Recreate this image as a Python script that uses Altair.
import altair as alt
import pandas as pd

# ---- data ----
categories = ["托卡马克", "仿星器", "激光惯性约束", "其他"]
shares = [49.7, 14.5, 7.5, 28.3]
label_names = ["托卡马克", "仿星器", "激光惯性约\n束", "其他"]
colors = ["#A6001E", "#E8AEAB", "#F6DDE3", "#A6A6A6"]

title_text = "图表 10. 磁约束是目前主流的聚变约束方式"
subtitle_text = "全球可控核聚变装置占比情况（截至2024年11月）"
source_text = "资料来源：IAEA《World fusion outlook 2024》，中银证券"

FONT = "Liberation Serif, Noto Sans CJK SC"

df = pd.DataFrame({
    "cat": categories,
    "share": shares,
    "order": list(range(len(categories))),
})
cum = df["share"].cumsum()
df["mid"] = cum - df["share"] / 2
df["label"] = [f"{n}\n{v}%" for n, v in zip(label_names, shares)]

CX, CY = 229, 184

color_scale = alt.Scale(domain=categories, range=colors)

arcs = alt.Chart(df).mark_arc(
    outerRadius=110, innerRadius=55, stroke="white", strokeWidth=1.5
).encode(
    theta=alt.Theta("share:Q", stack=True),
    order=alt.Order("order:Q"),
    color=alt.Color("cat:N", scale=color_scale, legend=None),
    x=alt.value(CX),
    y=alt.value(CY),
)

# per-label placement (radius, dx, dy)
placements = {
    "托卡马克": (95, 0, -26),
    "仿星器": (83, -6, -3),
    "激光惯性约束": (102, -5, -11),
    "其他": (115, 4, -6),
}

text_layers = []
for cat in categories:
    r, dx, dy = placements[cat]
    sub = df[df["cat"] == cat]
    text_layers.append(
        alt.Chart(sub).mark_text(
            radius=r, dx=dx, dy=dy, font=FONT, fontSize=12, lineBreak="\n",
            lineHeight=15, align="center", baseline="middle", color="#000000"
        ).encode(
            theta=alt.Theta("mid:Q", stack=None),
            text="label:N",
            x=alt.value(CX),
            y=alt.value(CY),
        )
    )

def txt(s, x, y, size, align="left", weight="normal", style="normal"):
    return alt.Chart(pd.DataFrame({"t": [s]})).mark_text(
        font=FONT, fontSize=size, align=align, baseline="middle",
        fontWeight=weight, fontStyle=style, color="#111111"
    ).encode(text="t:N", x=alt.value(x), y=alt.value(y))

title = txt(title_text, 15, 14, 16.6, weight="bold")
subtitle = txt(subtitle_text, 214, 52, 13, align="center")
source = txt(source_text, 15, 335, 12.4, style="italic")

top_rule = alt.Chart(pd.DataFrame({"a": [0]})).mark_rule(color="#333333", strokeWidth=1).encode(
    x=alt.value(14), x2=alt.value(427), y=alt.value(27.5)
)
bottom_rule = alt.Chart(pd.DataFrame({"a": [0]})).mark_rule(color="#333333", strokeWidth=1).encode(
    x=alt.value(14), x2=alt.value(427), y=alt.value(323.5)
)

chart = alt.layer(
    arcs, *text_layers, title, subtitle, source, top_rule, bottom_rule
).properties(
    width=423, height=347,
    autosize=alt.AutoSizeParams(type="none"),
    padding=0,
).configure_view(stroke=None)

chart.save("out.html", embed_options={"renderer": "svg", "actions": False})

» Job
Copy out the whole listing, exactly as written.

» Expected output
Recreate this image as a Python script that uses Altair.
import altair as alt
import pandas as pd

# ---- data ----
categories = ["托卡马克", "仿星器", "激光惯性约束", "其他"]
shares = [49.7, 14.5, 7.5, 28.3]
label_names = ["托卡马克", "仿星器", "激光惯性约\n束", "其他"]
colors = ["#A6001E", "#E8AEAB", "#F6DDE3", "#A6A6A6"]

title_text = "图表 10. 磁约束是目前主流的聚变约束方式"
subtitle_text = "全球可控核聚变装置占比情况（截至2024年11月）"
source_text = "资料来源：IAEA《World fusion outlook 2024》，中银证券"

FONT = "Liberation Serif, Noto Sans CJK SC"

df = pd.DataFrame({
    "cat": categories,
    "share": shares,
    "order": list(range(len(categories))),
})
cum = df["share"].cumsum()
df["mid"] = cum - df["share"] / 2
df["label"] = [f"{n}\n{v}%" for n, v in zip(label_names, shares)]

CX, CY = 229, 184

color_scale = alt.Scale(domain=categories, range=colors)

arcs = alt.Chart(df).mark_arc(
    outerRadius=110, innerRadius=55, stroke="white", strokeWidth=1.5
).encode(
    theta=alt.Theta("share:Q", stack=True),
    order=alt.Order("order:Q"),
    color=alt.Color("cat:N", scale=color_scale, legend=None),
    x=alt.value(CX),
    y=alt.value(CY),
)

# per-label placement (radius, dx, dy)
placements = {
    "托卡马克": (95, 0, -26),
    "仿星器": (83, -6, -3),
    "激光惯性约束": (102, -5, -11),
    "其他": (115, 4, -6),
}

text_layers = []
for cat in categories:
    r, dx, dy = placements[cat]
    sub = df[df["cat"] == cat]
    text_layers.append(
        alt.Chart(sub).mark_text(
            radius=r, dx=dx, dy=dy, font=FONT, fontSize=12, lineBreak="\n",
            lineHeight=15, align="center", baseline="middle", color="#000000"
        ).encode(
            theta=alt.Theta("mid:Q", stack=None),
            text="label:N",
            x=alt.value(CX),
            y=alt.value(CY),
        )
    )

def txt(s, x, y, size, align="left", weight="normal", style="normal"):
    return alt.Chart(pd.DataFrame({"t": [s]})).mark_text(
        font=FONT, fontSize=size, align=align, baseline="middle",
        fontWeight=weight, fontStyle=style, color="#111111"
    ).encode(text="t:N", x=alt.value(x), y=alt.value(y))

title = txt(title_text, 15, 14, 16.6, weight="bold")
subtitle = txt(subtitle_text, 214, 52, 13, align="center")
source = txt(source_text, 15, 335, 12.4, style="italic")

top_rule = alt.Chart(pd.DataFrame({"a": [0]})).mark_rule(color="#333333", strokeWidth=1).encode(
    x=alt.value(14), x2=alt.value(427), y=alt.value(27.5)
)
bottom_rule = alt.Chart(pd.DataFrame({"a": [0]})).mark_rule(color="#333333", strokeWidth=1).encode(
    x=alt.value(14), x2=alt.value(427), y=alt.value(323.5)
)

chart = alt.layer(
    arcs, *text_layers, title, subtitle, source, top_rule, bottom_rule
).properties(
    width=423, height=347,
    autosize=alt.AutoSizeParams(type="none"),
    padding=0,
).configure_view(stroke=None)

chart.save("out.html", embed_options={"renderer": "svg", "actions": False})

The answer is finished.